Schon lange bilden wir nicht mehr nur für unseren eigenen wissenschaftlichen Nachwuchs aus, dazu sind unsere Institute und Lehrstühle schon seit mindestens drei Jahrzehnten zu gut ausgestattet. Konten sich die Gründerväter und -mütter unseres Fachs mit Recht auf den Standpunkt zurückziehen, dass ihr Wirken in der wissenschaftlichen Lehre allein der Aufzucht des wissenschaftlichen Nachwuchses galt, müssen wir heute unsere Curricula auch an anderen Erfordernissen ausrichten, und zwar denen des (Arbeits-)Marktes.
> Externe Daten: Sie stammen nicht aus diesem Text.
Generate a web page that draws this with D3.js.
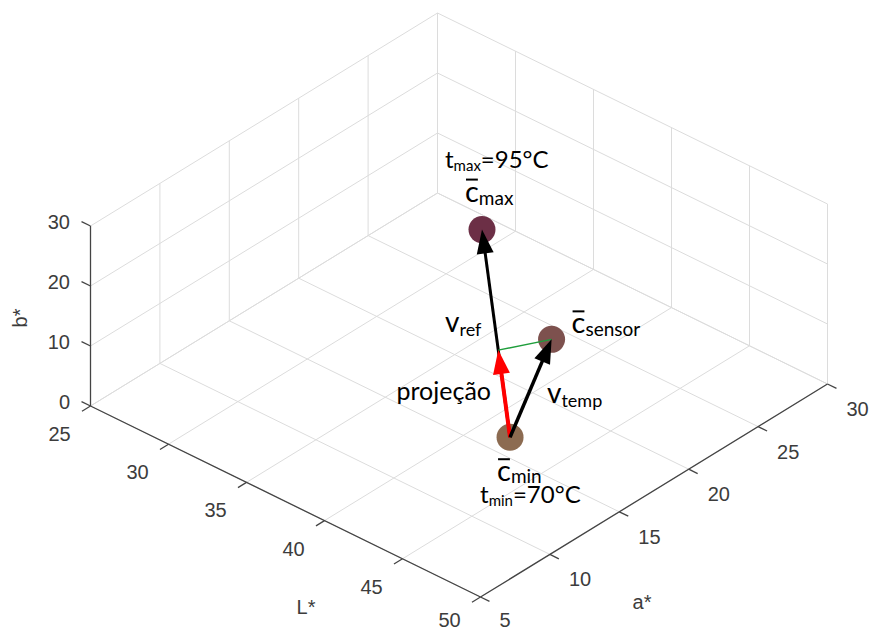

Wir haben uns zu lange das Missverständnis der Studierenden zunutze gemacht, dass Ihr Studium der Publizistik- und Kommunikationswissenschaft sie automatisch zu Journalisten und später dann zu PR-Spezialisten macht. Und wir haben unsere enormen Ausbildungskapazitäten und quantitativen Ausbildungsleistungen als Argument genutzt, Mittel und Ressourcen zu akquirieren, die doch eigentlich zum alleinigen Zweck der Forschung verwendet wurden.

Aber wir haben es grosso modo versäumt, dem Rechtfertigungsgrund für unsere enorme Expansion seit den Siebzigern einen  soliden Gegenwert zu verschaffen. Sie können ja in die Medien gehen, haben wir ihnen gesagt, aber außer etwas Feigenblattpraxis in schlecht ausgestatteten Lehrredaktionen wollten wir den in die Medienpraxis strebenden Studierenden nicht viel bieten, das einen direkten Nutzen für ihre berufliche Zukunft hat. Ein Blick in die Studienordnungen der etablierten Institute zeigt, dass wir zumindest in dieser Hinsicht durchaus explizit waren.
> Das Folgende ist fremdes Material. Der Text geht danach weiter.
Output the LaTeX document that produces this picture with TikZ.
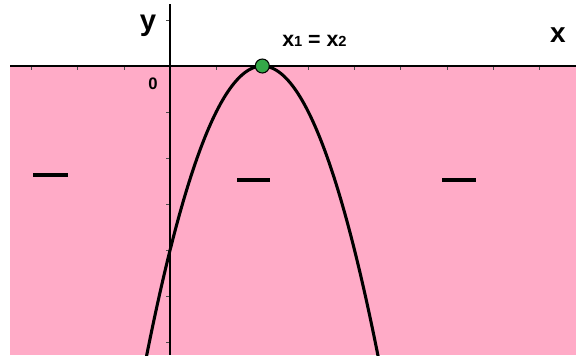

Junge Standorte weisen den Weg in die Öffentlichkeit

Bologna hat der wissenschaftlichen Lehre allgemein geschadet, fraglos auch der Kommunikationswissenschaft. Aber Bologna hat uns auch genutzt, weil wir nun zum Umdenken gezwungen wurden. Nicht ohne Grund sind es die neueren und neuesten Standorte der Kommunikationswissenschaft, die berufsqualifizierend geplant und ausgerichtet wurden, die nun im Hochschul-Ranking den Ton angeben.

2008 war es Augsburg, 2011 Passau, Friedrichhafen, Erfurt, Mannheim und Düsseldorf. Und auch das regelmäßige gute Abschneiden vom noch eher jüngeren Standort Hannover ist nicht vom Himmel gefallen. Solche Institute schleppen zumindest in der Lehre weniger Ballast mit sich herum, werden markt- und bedarfsgerecht konzipiert und kümmern sich um ihre aktiven und ehemaligen Studenten.

Zweifelsfrei, das Fach ist (mal wieder) in einer Umbruchphase, die über die Modularisierung der Studiengänge und über die Umbrüche der Öffentlichkeit weit hinausreicht. Die Landkarte der Kommunikationswissenschaft verändert sich, Stecknadelköpfe wachsen sich langsam zu Reiszwecken aus.  Im Bereich der Forschung wird das Wachstum der neuen KW-Standorte noch deutlich länger dauern, aber da ist in Sachen Öffentlichkeitsarbeit auch wenig zu holen.

Die Generation der in jüngster Zeit neu berufenen Professorinnen und Professoren hat es aber in der Hand, nicht nur die etablierten Institute und Standorte vor sich her zu treiben, sondern durch das konsequente Verfolgen zeitgemäßer Lehrkonzepte eine Kommunikationspolitik zu betreiben, die dem Fach insgesamt öffentlich nutzt, indem es nicht länger die Missverständnisse orientierungsloser Studienbewerber für einseitige Zwecke missbraucht.